Supplied data
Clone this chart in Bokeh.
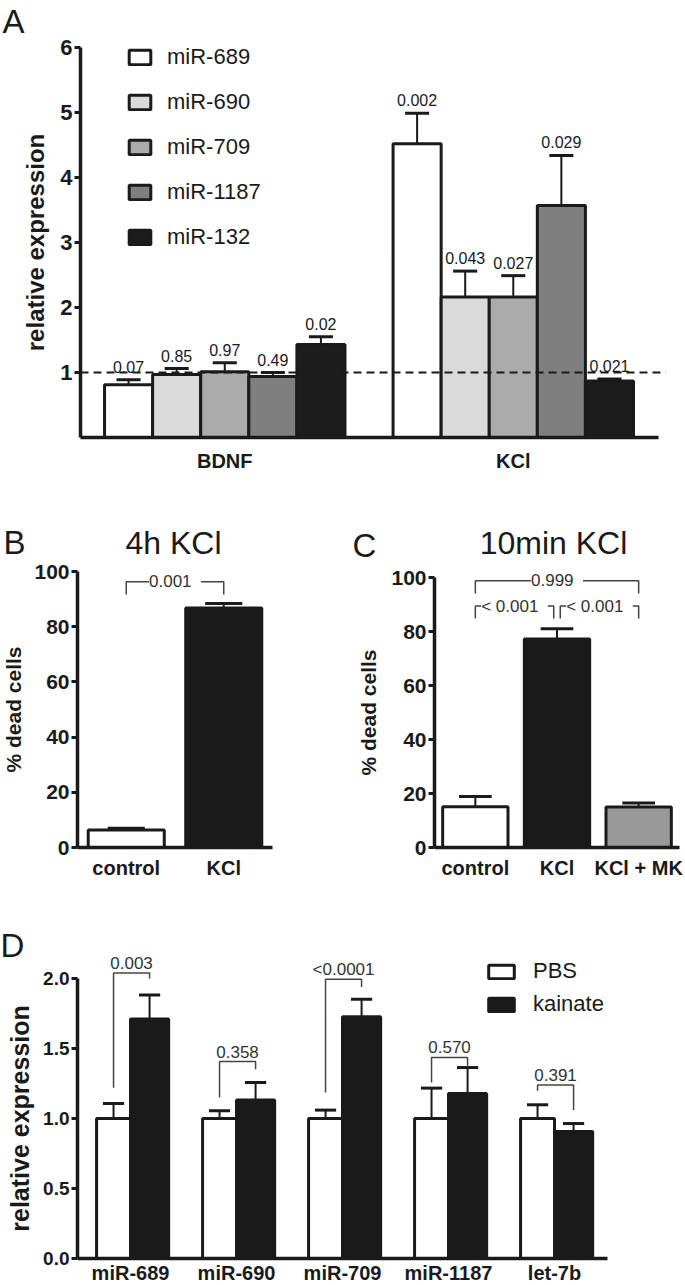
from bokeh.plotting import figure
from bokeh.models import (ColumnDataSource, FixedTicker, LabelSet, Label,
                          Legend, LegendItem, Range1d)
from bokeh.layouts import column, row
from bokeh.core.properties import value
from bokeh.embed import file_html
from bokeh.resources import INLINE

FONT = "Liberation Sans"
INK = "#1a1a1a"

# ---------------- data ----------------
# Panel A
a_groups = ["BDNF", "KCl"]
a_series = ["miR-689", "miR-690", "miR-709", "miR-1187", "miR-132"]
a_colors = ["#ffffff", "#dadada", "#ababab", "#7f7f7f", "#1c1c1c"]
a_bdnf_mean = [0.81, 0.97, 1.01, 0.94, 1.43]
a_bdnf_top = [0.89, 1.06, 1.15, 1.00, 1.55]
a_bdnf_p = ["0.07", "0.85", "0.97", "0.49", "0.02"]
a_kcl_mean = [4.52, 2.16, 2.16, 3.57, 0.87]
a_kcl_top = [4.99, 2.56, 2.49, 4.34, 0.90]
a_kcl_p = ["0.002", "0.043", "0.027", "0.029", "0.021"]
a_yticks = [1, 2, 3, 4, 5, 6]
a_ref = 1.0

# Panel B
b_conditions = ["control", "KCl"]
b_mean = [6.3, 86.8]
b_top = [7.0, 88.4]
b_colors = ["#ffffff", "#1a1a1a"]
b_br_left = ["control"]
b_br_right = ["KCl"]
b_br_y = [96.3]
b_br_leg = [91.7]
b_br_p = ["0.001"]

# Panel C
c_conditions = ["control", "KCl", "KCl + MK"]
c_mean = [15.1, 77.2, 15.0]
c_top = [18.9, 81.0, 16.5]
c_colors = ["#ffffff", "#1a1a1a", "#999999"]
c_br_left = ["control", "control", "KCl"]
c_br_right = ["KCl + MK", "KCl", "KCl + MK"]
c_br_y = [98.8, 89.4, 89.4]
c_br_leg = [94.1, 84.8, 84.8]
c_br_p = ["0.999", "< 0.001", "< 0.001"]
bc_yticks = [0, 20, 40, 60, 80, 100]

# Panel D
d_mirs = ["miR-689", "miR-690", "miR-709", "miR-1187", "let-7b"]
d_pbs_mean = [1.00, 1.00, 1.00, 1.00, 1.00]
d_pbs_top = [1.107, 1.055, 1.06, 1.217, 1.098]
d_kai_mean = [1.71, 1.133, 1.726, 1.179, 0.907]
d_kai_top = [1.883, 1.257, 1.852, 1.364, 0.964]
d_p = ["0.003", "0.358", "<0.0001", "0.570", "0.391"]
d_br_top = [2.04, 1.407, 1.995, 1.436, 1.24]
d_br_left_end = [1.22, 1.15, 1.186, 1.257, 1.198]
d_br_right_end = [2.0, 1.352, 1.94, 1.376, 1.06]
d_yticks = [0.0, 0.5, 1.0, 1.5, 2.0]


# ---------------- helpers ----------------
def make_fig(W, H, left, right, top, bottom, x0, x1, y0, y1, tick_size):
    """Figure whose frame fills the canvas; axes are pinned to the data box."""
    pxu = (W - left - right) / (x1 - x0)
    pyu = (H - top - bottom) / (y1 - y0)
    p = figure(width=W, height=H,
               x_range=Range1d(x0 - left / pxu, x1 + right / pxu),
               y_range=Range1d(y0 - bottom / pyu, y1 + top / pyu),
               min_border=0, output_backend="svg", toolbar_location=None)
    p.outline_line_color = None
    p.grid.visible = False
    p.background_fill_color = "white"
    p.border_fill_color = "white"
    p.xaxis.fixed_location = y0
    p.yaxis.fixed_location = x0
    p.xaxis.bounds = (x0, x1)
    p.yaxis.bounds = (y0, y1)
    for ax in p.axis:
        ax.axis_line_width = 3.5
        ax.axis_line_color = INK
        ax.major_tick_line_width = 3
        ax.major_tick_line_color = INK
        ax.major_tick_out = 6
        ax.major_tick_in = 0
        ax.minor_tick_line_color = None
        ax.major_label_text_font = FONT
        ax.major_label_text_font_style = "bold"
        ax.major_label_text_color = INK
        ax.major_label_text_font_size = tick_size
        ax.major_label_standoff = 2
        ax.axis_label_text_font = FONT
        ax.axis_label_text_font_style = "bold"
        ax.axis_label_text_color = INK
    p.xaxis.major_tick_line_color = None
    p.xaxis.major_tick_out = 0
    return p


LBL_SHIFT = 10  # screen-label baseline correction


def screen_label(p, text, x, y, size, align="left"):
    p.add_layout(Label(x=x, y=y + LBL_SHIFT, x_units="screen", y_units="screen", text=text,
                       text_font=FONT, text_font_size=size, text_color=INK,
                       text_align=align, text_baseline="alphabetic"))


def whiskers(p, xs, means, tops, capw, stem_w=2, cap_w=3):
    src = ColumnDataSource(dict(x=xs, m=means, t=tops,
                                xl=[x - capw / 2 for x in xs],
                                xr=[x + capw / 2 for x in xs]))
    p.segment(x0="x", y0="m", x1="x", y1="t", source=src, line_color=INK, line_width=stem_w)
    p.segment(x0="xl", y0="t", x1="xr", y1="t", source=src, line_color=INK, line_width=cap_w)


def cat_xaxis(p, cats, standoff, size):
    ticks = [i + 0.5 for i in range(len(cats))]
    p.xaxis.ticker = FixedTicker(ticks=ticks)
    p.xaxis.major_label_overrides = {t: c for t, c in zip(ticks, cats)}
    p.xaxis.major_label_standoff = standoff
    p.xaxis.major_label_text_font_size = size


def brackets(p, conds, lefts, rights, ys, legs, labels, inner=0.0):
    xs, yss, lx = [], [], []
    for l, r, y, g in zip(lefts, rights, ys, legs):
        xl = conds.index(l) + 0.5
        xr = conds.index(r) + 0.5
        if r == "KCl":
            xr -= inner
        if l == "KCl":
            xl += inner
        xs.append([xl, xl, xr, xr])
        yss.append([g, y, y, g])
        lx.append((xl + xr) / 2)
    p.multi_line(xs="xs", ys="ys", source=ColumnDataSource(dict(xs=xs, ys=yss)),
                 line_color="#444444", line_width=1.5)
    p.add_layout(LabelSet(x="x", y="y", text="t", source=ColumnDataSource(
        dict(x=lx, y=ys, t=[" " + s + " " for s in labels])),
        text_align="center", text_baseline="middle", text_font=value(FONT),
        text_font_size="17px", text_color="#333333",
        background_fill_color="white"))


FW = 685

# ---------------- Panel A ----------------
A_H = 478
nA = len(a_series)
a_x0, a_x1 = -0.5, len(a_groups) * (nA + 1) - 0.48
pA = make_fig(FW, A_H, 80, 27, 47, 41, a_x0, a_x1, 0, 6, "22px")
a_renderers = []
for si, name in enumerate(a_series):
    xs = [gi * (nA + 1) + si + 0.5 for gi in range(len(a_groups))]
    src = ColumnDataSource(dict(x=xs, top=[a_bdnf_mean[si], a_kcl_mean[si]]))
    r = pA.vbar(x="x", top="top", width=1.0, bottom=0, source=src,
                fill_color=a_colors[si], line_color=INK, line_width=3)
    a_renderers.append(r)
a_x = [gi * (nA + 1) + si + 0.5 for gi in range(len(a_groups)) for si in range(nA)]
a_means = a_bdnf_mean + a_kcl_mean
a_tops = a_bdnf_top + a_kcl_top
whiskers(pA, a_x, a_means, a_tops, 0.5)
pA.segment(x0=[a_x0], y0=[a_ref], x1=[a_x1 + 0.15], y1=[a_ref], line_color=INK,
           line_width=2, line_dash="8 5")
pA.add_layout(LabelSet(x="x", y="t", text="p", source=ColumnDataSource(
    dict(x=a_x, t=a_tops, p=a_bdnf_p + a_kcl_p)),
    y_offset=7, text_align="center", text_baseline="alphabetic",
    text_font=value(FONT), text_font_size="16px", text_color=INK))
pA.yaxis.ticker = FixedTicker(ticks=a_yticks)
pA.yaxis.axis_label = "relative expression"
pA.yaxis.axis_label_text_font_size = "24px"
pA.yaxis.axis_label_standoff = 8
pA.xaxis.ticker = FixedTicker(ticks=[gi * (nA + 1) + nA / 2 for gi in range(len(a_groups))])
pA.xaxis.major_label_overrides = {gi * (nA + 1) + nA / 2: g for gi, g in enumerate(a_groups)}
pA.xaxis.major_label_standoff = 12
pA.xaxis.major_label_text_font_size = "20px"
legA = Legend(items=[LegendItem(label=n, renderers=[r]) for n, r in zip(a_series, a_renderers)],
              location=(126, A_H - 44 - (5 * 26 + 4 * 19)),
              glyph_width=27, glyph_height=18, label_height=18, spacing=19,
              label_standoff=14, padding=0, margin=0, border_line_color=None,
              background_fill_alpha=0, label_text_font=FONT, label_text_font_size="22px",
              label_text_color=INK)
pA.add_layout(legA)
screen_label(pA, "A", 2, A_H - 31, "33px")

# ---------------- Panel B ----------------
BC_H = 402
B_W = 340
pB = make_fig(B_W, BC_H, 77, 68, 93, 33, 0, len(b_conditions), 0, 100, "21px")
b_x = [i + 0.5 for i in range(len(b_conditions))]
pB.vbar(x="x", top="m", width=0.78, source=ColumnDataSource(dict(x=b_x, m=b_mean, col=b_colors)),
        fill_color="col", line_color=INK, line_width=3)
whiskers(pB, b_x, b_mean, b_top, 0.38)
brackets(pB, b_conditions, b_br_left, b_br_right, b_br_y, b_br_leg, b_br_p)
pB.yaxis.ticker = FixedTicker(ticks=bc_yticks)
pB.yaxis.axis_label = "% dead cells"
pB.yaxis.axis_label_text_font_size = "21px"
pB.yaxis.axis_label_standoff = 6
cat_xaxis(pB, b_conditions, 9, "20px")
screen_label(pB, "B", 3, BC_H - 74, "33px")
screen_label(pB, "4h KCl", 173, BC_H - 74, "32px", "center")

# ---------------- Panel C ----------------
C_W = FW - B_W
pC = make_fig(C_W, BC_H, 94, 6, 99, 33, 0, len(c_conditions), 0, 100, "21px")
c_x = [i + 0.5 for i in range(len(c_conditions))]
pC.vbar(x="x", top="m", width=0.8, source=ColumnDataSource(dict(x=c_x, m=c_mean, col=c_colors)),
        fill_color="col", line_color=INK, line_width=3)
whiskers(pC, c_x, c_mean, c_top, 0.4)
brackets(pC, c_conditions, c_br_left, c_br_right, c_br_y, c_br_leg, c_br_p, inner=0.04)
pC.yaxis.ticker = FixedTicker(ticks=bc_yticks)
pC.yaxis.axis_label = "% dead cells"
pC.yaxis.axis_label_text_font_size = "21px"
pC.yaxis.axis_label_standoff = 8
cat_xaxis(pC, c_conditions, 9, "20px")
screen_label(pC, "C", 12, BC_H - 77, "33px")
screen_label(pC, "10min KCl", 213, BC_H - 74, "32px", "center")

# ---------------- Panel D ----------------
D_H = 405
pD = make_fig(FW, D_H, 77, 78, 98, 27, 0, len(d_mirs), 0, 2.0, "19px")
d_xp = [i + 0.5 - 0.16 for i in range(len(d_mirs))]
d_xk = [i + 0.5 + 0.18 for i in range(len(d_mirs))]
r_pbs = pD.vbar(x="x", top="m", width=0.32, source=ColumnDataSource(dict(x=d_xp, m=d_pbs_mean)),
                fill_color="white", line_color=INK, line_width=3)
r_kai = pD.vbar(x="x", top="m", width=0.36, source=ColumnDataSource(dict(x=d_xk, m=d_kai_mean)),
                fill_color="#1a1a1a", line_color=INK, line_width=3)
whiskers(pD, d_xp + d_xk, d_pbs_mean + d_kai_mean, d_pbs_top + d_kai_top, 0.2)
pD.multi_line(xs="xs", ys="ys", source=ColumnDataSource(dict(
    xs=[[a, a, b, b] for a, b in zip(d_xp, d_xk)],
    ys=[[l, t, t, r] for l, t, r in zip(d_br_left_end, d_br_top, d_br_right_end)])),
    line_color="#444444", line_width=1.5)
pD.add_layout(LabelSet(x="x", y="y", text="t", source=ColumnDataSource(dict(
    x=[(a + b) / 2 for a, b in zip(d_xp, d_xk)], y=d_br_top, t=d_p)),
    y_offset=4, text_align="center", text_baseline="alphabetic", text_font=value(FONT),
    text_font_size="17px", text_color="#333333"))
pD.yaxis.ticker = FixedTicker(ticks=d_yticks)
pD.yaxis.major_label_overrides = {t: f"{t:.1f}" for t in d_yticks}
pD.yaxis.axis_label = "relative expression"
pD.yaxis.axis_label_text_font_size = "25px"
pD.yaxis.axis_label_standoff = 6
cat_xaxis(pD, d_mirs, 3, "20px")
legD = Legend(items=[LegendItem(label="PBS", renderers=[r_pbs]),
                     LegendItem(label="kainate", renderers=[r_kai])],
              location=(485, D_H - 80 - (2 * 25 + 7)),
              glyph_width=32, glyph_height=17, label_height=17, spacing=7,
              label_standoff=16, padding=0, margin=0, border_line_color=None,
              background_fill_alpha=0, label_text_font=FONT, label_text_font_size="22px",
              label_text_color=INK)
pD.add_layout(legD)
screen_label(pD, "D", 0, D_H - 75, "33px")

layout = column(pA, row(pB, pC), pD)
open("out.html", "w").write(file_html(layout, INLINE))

The task
Return only the lines running from the top of the data to the line that holds "bc_yticks = [0, 20, 40, 60, 80, 100]". Include both of those lines, but skip the pictures.

Exercise answer
Clone this chart in Bokeh.
from bokeh.plotting import figure
from bokeh.models import (ColumnDataSource, FixedTicker, LabelSet, Label,
                          Legend, LegendItem, Range1d)
from bokeh.layouts import column, row
from bokeh.core.properties import value
from bokeh.embed import file_html
from bokeh.resources import INLINE

FONT = "Liberation Sans"
INK = "#1a1a1a"

# ---------------- data ----------------
# Panel A
a_groups = ["BDNF", "KCl"]
a_series = ["miR-689", "miR-690", "miR-709", "miR-1187", "miR-132"]
a_colors = ["#ffffff", "#dadada", "#ababab", "#7f7f7f", "#1c1c1c"]
a_bdnf_mean = [0.81, 0.97, 1.01, 0.94, 1.43]
a_bdnf_top = [0.89, 1.06, 1.15, 1.00, 1.55]
a_bdnf_p = ["0.07", "0.85", "0.97", "0.49", "0.02"]
a_kcl_mean = [4.52, 2.16, 2.16, 3.57, 0.87]
a_kcl_top = [4.99, 2.56, 2.49, 4.34, 0.90]
a_kcl_p = ["0.002", "0.043", "0.027", "0.029", "0.021"]
a_yticks = [1, 2, 3, 4, 5, 6]
a_ref = 1.0

# Panel B
b_conditions = ["control", "KCl"]
b_mean = [6.3, 86.8]
b_top = [7.0, 88.4]
b_colors = ["#ffffff", "#1a1a1a"]
b_br_left = ["control"]
b_br_right = ["KCl"]
b_br_y = [96.3]
b_br_leg = [91.7]
b_br_p = ["0.001"]

# Panel C
c_conditions = ["control", "KCl", "KCl + MK"]
c_mean = [15.1, 77.2, 15.0]
c_top = [18.9, 81.0, 16.5]
c_colors = ["#ffffff", "#1a1a1a", "#999999"]
c_br_left = ["control", "control", "KCl"]
c_br_right = ["KCl + MK", "KCl", "KCl + MK"]
c_br_y = [98.8, 89.4, 89.4]
c_br_leg = [94.1, 84.8, 84.8]
c_br_p = ["0.999", "< 0.001", "< 0.001"]
bc_yticks = [0, 20, 40, 60, 80, 100]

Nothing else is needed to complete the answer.